Herzog Jr. was deeply disappointed to learn that Netanyahu was skipping the event. Despite the personal tension between them, he very much wanted Netanyahu to be present, in order to ratchet up the event’s importance. He didn’t care that the media would focus mainly on Netanyahu and Kerry. For the sake of the memory of his father, whom he reveres, Herzog was ready to take a back seat.

The sudden cancellation occurred very close to the 20th anniversary of the assassination of Yitzhak Rabin. In the solemn Knesset session to mark the day, Herzog tore Netanyahu to pieces in a scathing speech such as no opposition leader ever delivered on a state occasion. There were some who suspected that Netanyahu wanted to take revenge on Herzog by canceling his attendance at the New York ceremony. As far as is known, the announcement of the cancellation was made two days before the Rabin anniversary, though Netanyahu told people, both before and after Herzog’s speech, that he did not intend to show respect to Herzog, who had also attacked him harshly in his speech opening the Knesset’s winter session, a month earlier.

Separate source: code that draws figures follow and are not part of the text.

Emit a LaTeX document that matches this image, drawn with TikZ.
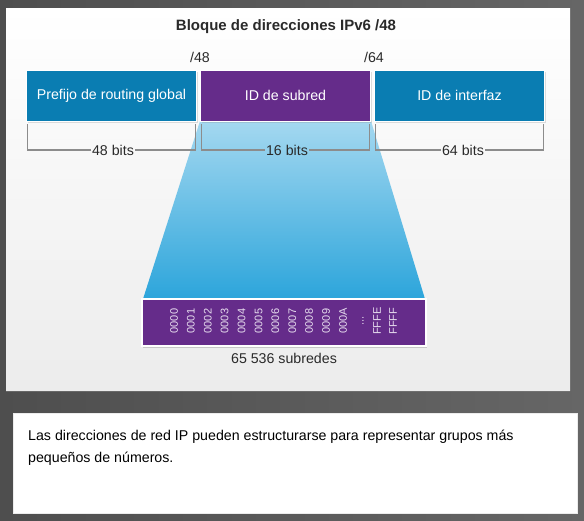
\documentclass[tikz,border=0pt]{standalone}
\usepackage{fontspec}
\setmainfont{Liberation Sans}
\usetikzlibrary{shadows}
\definecolor{bgdark}{HTML}{4E4E4E}
\definecolor{bglight}{HTML}{666666}
\definecolor{ciscoblue}{HTML}{0A7DB2}
\definecolor{ciscopurple}{HTML}{652C8A}
\definecolor{brk}{HTML}{8C8C8C}
\definecolor{tlight}{HTML}{A4D8F0}
\definecolor{tdark}{HTML}{2CA5DB}
\definecolor{txtdark}{HTML}{2A2A2A}
\definecolor{panelbot}{HTML}{ECECEC}
\definecolor{listtxt}{HTML}{E6DCEE}
\tikzset{
  seg/.style={minimum width=170pt, minimum height=51pt, inner sep=0pt, outer sep=0pt,
    draw=white, line width=0.8pt, text=white, font=\fontsize{14.2}{16}\selectfont,
    drop shadow={opacity=0.25, shadow xshift=1pt, shadow yshift=-1.5pt}},
  brline/.style={draw=brk, line width=1.4pt},
  brlabel/.style={inner sep=1pt, text=txtdark, font=\fontsize{14.2}{16}\selectfont},
  plaintxt/.style={text=txtdark, font=\fontsize{14.2}{16}\selectfont},
  hexlabel/.style={rotate=90, text=listtxt, inner sep=0pt, font=\fontsize{11}{12}\selectfont},
}
\begin{document}
\begin{tikzpicture}[x=1pt,y=-1pt]
\useasboundingbox (0,0) rectangle (584,520);
% background
\shade[left color=bgdark, right color=bglight] (0,0) rectangle (584,520);
% main panel
\node[minimum width=564pt, minimum height=382pt, inner sep=0pt, outer sep=0pt,
  top color=white, bottom color=panelbot,
  drop shadow={opacity=0.5, shadow xshift=0pt, shadow yshift=-2pt}] (panel) at (288,199) {};
% title
\node[text=txtdark, font=\bfseries\fontsize{15}{17}\selectfont] (title) at (286,27) {Bloque de direcciones IPv6 /48};
\node[plaintxt] (p48) at (200,57) {/48};
\node[plaintxt] (p64) at (374,57) {/64};
% list box and trapezoid
\node[minimum width=284pt, minimum height=47pt, inner sep=0pt, outer sep=0pt,
  fill=ciscopurple, draw=white, line width=1.6pt,
  drop shadow={opacity=0.35, shadow xshift=1pt, shadow yshift=-2pt}] (list) at (284,322.5) {};
\coordinate (ttl) at (200,121);
\coordinate (ttr) at (371,121);
\shade[top color=tlight, bottom color=tdark] (ttl) -- (ttr) -- ([xshift=-1pt]list.north east) -- ([xshift=1pt]list.north west) -- cycle;
\node[minimum width=284pt, minimum height=47pt, inner sep=0pt, outer sep=0pt,
  fill=ciscopurple, draw=white, line width=1.6pt] (list2) at (284,322.5) {};
% segments
\node[seg, fill=ciscoblue] (pre) at (111.5,95.5) {Prefijo de routing global};
\node[seg, fill=ciscopurple] (sub) at (285.5,95.5) {ID de subred};
\node[seg, fill=ciscoblue] (ifc) at (459.5,95.5) {ID de interfaz};
% brackets
\node[brlabel] (b1) at (113,150) {48 bits};
\node[brlabel] (b2) at (287,150) {16 bits};
\node[brlabel] (b3) at (463,150) {64 bits};
\draw[brline] ([xshift=1pt,yshift=-3pt]pre.south west) |- (b1.west);
\draw[brline] ([xshift=-1pt,yshift=-3pt]pre.south east) |- (b1.east);
\draw[brline] ([xshift=1pt,yshift=-3pt]sub.south west) |- (b2.west);
\draw[brline] ([xshift=-1pt,yshift=-3pt]sub.south east) |- (b2.east);
\draw[brline] ([xshift=1pt,yshift=-3pt]ifc.south west) |- (b3.west);
\draw[brline] ([xshift=-1pt,yshift=-3pt]ifc.south east) |- (b3.east);
% hex labels
\foreach \t [count=\i from 0] in {0000,0001,0002,0003,0004,0005,0006,0007,0008,0009,000A} {
  \node[hexlabel] (h\i) at (174+16.9*\i,321) {\t};
}
\node[hexlabel] (hdots) at (363,321) {...};
\node[hexlabel] (hfe) at (377,321) {FFFE};
\node[hexlabel] (hff) at (393,321) {FFFF};
\node[plaintxt] (count) at (284,358) {65 536 subredes};
% bottom text box
\node[minimum width=564pt, minimum height=100pt, inner sep=0pt, outer sep=0pt,
  fill=white, draw=panelbot, line width=0.6pt] (note) at (295,463) {};
\node[anchor=north west, align=left, inner sep=0pt, text=black,
  font=\fontsize{14.2}{22}\selectfont] (notetext) at (28,430)
  {Las direcciones de red IP pueden estructurarse para representar grupos más\\pequeños de números.};
\end{tikzpicture}
\end{document}
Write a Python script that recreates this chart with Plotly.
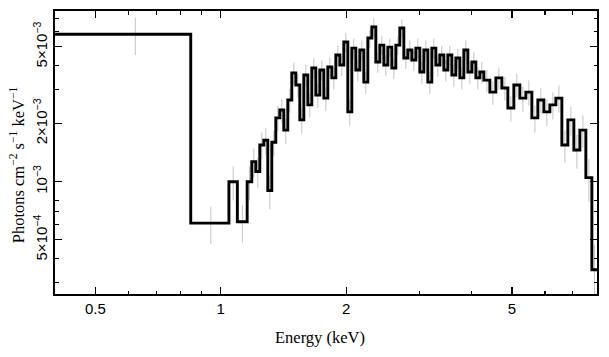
import plotly.graph_objects as go
import math

# Bin edges (keV)
edges = [0.4, 0.847, 1.046, 1.096, 1.157,
         1.1870, 1.2135, 1.2407, 1.2684, 1.2968, 1.3258, 1.3554, 1.3857, 1.4167, 1.4484,
         1.4808, 1.5139, 1.5478, 1.5824, 1.6178, 1.6539, 1.6909, 1.7287, 1.7674, 1.8069,
         1.8473, 1.8886, 1.9308, 1.9740, 2.0181, 2.0633, 2.1094, 2.1566, 2.2048, 2.2541,
         2.3045, 2.3560, 2.4087, 2.4626, 2.5176, 2.5739, 2.6315, 2.6903, 2.7505, 2.8120,
         2.8749, 2.9392, 3.0049, 3.0721, 3.1408, 3.2110, 3.2828, 3.3562, 3.4313, 3.5080,
         3.5864, 3.6666, 3.7486, 3.8325, 3.9182, 4.0058, 4.0954, 4.1869,
         4.2806, 4.4249, 4.5742, 4.7284, 4.8878, 5.0526, 5.2230, 5.3991, 5.5811, 5.7693,
         5.9638, 6.1649, 6.3728, 6.5877, 6.8098, 7.0394, 7.2768, 7.5221,
         7.776, 8.0]

# Unfolded spectrum (photons cm^-2 s^-1 keV^-1), one value per bin
flux = [5.8e-3, 6.1e-4, 1.0e-3, 6.2e-4, 1.0e-3,
        1.27e-3, 1.13e-3, 1.55e-3, 1.64e-3, 0.90e-3, 1.60e-3, 2.14e-3, 2.35e-3, 1.85e-3, 2.65e-3,
        3.66e-3, 3.17e-3, 2.09e-3, 3.57e-3, 2.50e-3, 3.88e-3, 2.81e-3, 3.79e-3, 2.71e-3, 3.93e-3,
        3.45e-3, 4.53e-3, 4.02e-3, 5.29e-3, 2.30e-3, 4.92e-3, 3.79e-3, 4.81e-3, 3.28e-3, 5.55e-3,
        6.33e-3, 4.17e-3, 5.10e-3, 4.02e-3, 4.98e-3, 3.88e-3, 5.10e-3, 6.25e-3, 4.37e-3, 4.81e-3,
        4.27e-3, 4.92e-3, 3.70e-3, 4.81e-3, 3.28e-3, 4.92e-3, 4.02e-3, 4.53e-3, 3.79e-3, 4.53e-3,
        3.57e-3, 4.37e-3, 3.45e-3, 4.81e-3, 3.70e-3, 4.17e-3, 3.45e-3, 3.70e-3,
        3.36e-3, 2.91e-3, 3.45e-3, 3.06e-3, 2.41e-3, 3.17e-3, 2.71e-3, 2.91e-3, 2.14e-3, 2.65e-3,
        2.30e-3, 2.50e-3, 2.71e-3, 1.55e-3, 2.09e-3, 1.46e-3, 1.85e-3, 1.05e-3,
        3.5e-4]

# Relative 1-sigma errors per bin
rel_err = [0.22, 0.22, 0.20, 0.22, 0.20,
           0.17, 0.18, 0.16, 0.16, 0.20, 0.15, 0.15, 0.14, 0.15, 0.14,
           0.13, 0.14, 0.15, 0.13, 0.14, 0.12, 0.14, 0.12, 0.14, 0.12,
           0.13, 0.12, 0.12, 0.11, 0.15, 0.12, 0.13, 0.12, 0.13, 0.11,
           0.11, 0.12, 0.11, 0.12, 0.11, 0.12, 0.11, 0.11, 0.12, 0.12,
           0.12, 0.12, 0.13, 0.12, 0.13, 0.12, 0.13, 0.12, 0.13, 0.12,
           0.13, 0.12, 0.13, 0.12, 0.13, 0.13, 0.13, 0.13,
           0.13, 0.14, 0.13, 0.14, 0.15, 0.14, 0.15, 0.15, 0.16, 0.15,
           0.16, 0.16, 0.16, 0.19, 0.17, 0.20, 0.19, 0.25,
           0.35]

assert len(edges) == len(flux) + 1 == len(rel_err) + 1

x_tickvals = [0.5, 1, 2, 5]
x_ticktext = ["0.5", "1", "2", "5"]
x_minor = [0.6, 0.7, 0.8, 0.9, 3, 4, 6, 7]
y_tickvals = [5e-4, 1e-3, 2e-3, 5e-3]
y_ticktext = ["5×10<sup>−4</sup>", "10<sup>−3</sup>", "2×10<sup>−3</sup>", "5×10<sup>−3</sup>"]
y_minor = [3e-4, 4e-4, 6e-4, 7e-4, 8e-4, 3e-3, 4e-3, 6e-3, 7e-3]

centers = [(edges[i] + edges[i + 1]) / 2 for i in range(len(flux))]
errs = [f * r for f, r in zip(flux, rel_err)]

fig = go.Figure()
fig.add_trace(go.Scatter(
    x=centers, y=flux, mode="markers",
    marker=dict(size=0.1, color="rgba(0,0,0,0)"),
    error_y=dict(type="data", array=errs, color="#c4c4c4", thickness=1, width=0),
    hoverinfo="skip", showlegend=False))
fig.add_trace(go.Scatter(
    x=edges, y=flux + [flux[-1]], mode="lines", line_shape="hv",
    line=dict(color="black", width=2.9), showlegend=False))

axis_common = dict(
    showline=True, linecolor="black", linewidth=1.8, mirror="allticks",
    ticks="inside", ticklen=7, tickwidth=1.3, tickcolor="black",
    showgrid=False, zeroline=False, automargin=False,
    tickfont=dict(family="Liberation Sans, Arial, sans-serif", size=15, color="black"),
)

fig.update_xaxes(type="log", range=[math.log10(0.4), math.log10(8)],
                 tickmode="array", tickvals=x_tickvals, ticktext=x_ticktext,
                 minor=dict(tickmode="array", tickvals=x_minor, ticks="inside",
                            ticklen=3.5, tickwidth=1.3, tickcolor="black", showgrid=False),
                 **axis_common)
fig.update_yaxes(type="log", range=[math.log10(2.62e-4), math.log10(7.66e-3)],
                 tickmode="array", tickvals=y_tickvals, ticktext=y_ticktext, tickangle=-90,
                 minor=dict(tickmode="array", tickvals=y_minor, ticks="inside",
                            ticklen=3.5, tickwidth=1.3, tickcolor="black", showgrid=False),
                 **axis_common)

serif = dict(family="Liberation Serif, Times New Roman, serif", size=16.5, color="black")
fig.add_annotation(
    text="Photons cm<sup>−2</sup> s<sup>−1</sup> keV<sup>−1</sup>",
    xref="paper", yref="paper", x=-0.07, y=0.455, textangle=-90,
    showarrow=False, xanchor="center", yanchor="middle", font=serif)
fig.add_annotation(
    text="Energy (keV)",
    xref="paper", yref="paper", x=0.489, y=-0.155,
    showarrow=False, xanchor="center", yanchor="middle", font=serif)

fig.update_layout(
    width=609, height=357,
    margin=dict(l=55, r=12, t=11, b=63),
    paper_bgcolor="white", plot_bgcolor="white",
)

fig.write_html("out.html",
               config={"displayModeBar": False, "staticPlot": True},
               post_script="document.body.style.margin='0';document.body.style.overflow='hidden';")
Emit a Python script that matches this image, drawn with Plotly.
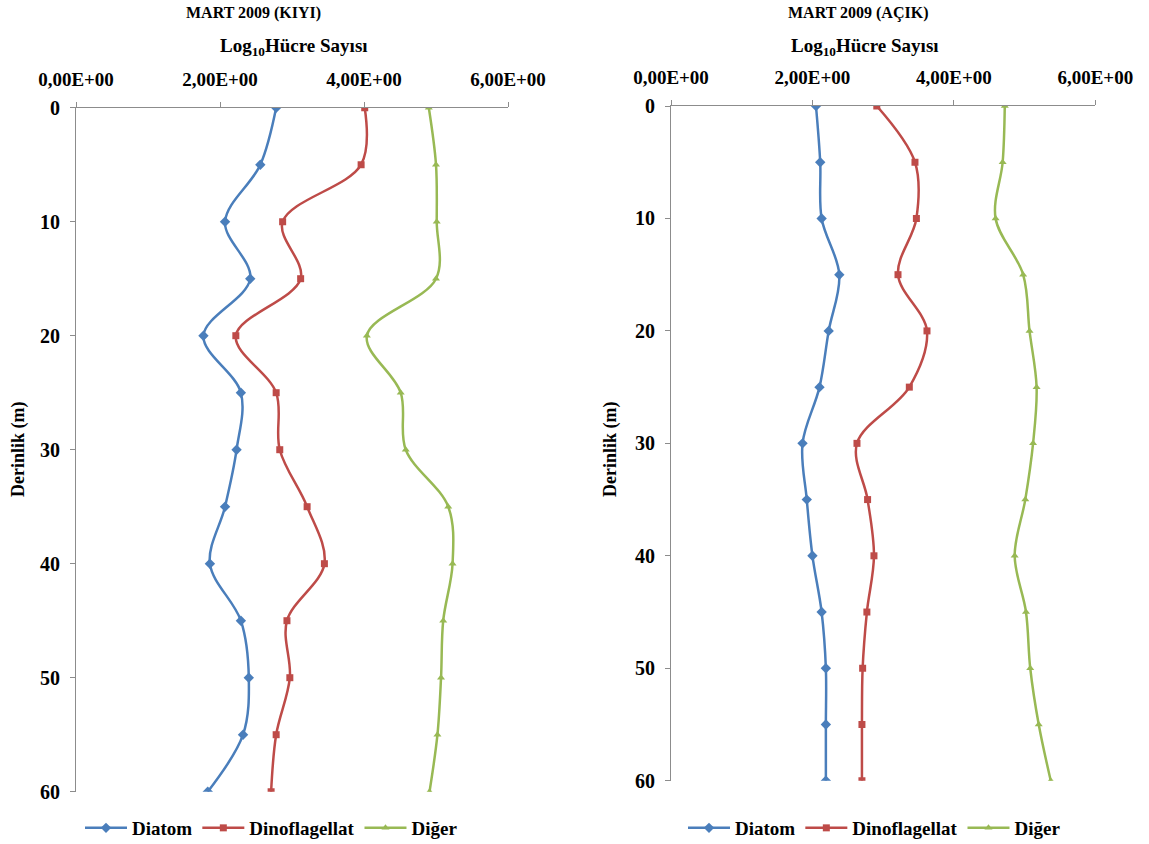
import plotly.graph_objects as go

depth = [0, 5, 10, 15, 20, 25, 30, 35, 40, 45, 50, 55, 60]

# MART 2009 (KIYI)
kiyi_diatom = [2.78, 2.56, 2.07, 2.42, 1.77, 2.29, 2.23, 2.07, 1.86, 2.29, 2.40, 2.32, 1.83]
kiyi_dino = [4.01, 3.96, 2.87, 3.12, 2.22, 2.78, 2.83, 3.21, 3.45, 2.93, 2.97, 2.78, 2.71]
kiyi_diger = [4.90, 5.00, 5.01, 5.00, 4.04, 4.51, 4.58, 5.17, 5.23, 5.10, 5.07, 5.02, 4.91]

# MART 2009 (AÇIK)
acik_diatom = [2.05, 2.11, 2.13, 2.38, 2.23, 2.10, 1.86, 1.92, 2.00, 2.13, 2.19, 2.19, 2.19]
acik_dino = [2.91, 3.45, 3.47, 3.21, 3.62, 3.37, 2.63, 2.78, 2.87, 2.77, 2.71, 2.70, 2.70]
acik_diger = [4.72, 4.69, 4.59, 4.98, 5.07, 5.17, 5.12, 5.01, 4.86, 5.02, 5.08, 5.20, 5.37]

x_tickvals = [0, 2, 4, 6]
x_ticktext = ["0,00E+00", "2,00E+00", "4,00E+00", "6,00E+00"]
y_tickvals = [0, 10, 20, 30, 40, 50, 60]

series_names = ["Diatom", "Dinoflagellat", "Diğer"]
colors = ["#4A7EBB", "#BE4B48", "#98B954"]
symbols = ["diamond", "square", "triangle-up"]
marker_sizes = [8, 7, 7]

FONT = "Liberation Serif, Times New Roman, serif"
W, H = 1149, 844

def px(xp):
    return xp / W

def py(yp):
    return 1 - yp / H

fig = go.Figure()

panels = [
    dict(data=[kiyi_diatom, kiyi_dino, kiyi_diger], xa="x", ya="y", legend="legend"),
    dict(data=[acik_diatom, acik_dino, acik_diger], xa="x2", ya="y2", legend="legend2"),
]

for p in panels:
    for name, vals, c, s, ms in zip(series_names, p["data"], colors, symbols, marker_sizes):
        fig.add_trace(go.Scatter(
            x=vals, y=depth, name=name, mode="lines+markers",
            line=dict(color=c, width=2.5, shape="spline", smoothing=1.0),
            marker=dict(symbol=s, size=ms, color=c),
            xaxis=p["xa"], yaxis=p["ya"], legend=p["legend"],
        ))

axis_common = dict(
    showgrid=False, zeroline=False, showline=True, linecolor="#8C8C8C", linewidth=1,
    ticks="outside", ticklen=5, tickcolor="#8C8C8C", automargin=False,
)
xfont = dict(family=FONT, size=19, color="black", weight="bold")
yfont = dict(family=FONT, size=20, color="black", weight="bold")

legend_common = dict(orientation="h", xanchor="left", yanchor="middle",
                     font=dict(family=FONT, size=19, color="black", weight="bold"),
                     bgcolor="rgba(0,0,0,0)", itemwidth=42, tracegroupgap=0)

fig.update_layout(
    width=W, height=H,
    margin=dict(l=0, r=0, t=0, b=0, autoexpand=False),
    paper_bgcolor="white", plot_bgcolor="white",
    font=dict(family=FONT, color="black"),
    showlegend=True,
    xaxis=dict(domain=[px(76), px(508)], range=[0, 6], side="top", anchor="y",
               tickvals=x_tickvals, ticktext=x_ticktext, tickfont=xfont,
               ticklabelstandoff=8, **axis_common),
    yaxis=dict(domain=[py(791.7), py(107.7)], range=[60, 0], anchor="x",
               tickvals=y_tickvals, tickfont=yfont, ticklabelstandoff=6, **axis_common),
    xaxis2=dict(domain=[px(671), px(1095.3)], range=[0, 6], side="top", anchor="y2",
                tickvals=x_tickvals, ticktext=x_ticktext, tickfont=xfont,
                ticklabelstandoff=8, **axis_common),
    yaxis2=dict(domain=[py(780.7), py(106)], range=[60, 0], anchor="x2",
                tickvals=y_tickvals, tickfont=yfont, ticklabelstandoff=6, **axis_common),
    legend=dict(x=px(80), y=py(828), **legend_common),
    legend2=dict(x=px(683), y=py(828), **legend_common),
)

def ann(text, x, y, size, angle=0):
    fig.add_annotation(text=text, x=px(x), y=py(y), xref="paper", yref="paper",
                       showarrow=False, textangle=angle, xanchor="center", yanchor="middle",
                       font=dict(family=FONT, size=size, color="black", weight="bold"))

ann("MART 2009 (KIYI)", 253, 13, 16)
ann("Log<sub>10</sub>Hücre Sayısı", 294, 47, 19)
ann("Derinlik (m)", 18, 450, 18, -90)
ann("MART 2009 (AÇIK)", 858, 13, 16)
ann("Log<sub>10</sub>Hücre Sayısı", 865, 47, 19)
ann("Derinlik (m)", 610, 450, 18, -90)

fig.write_html("out.html")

So, either this was a display of petty political revenge, or, Netanyahu simply preferred spending quality time with the missus in the American countryside, far from the madding crowd, to attending an Israeli-Zionist event that the U.S. secretary of state deemed sufficiently important to clear his schedule for. Apparently Kerry’s mental age doesn’t exceed that of a 12-year-old, as Baratz put it, otherwise there’s no explaining it.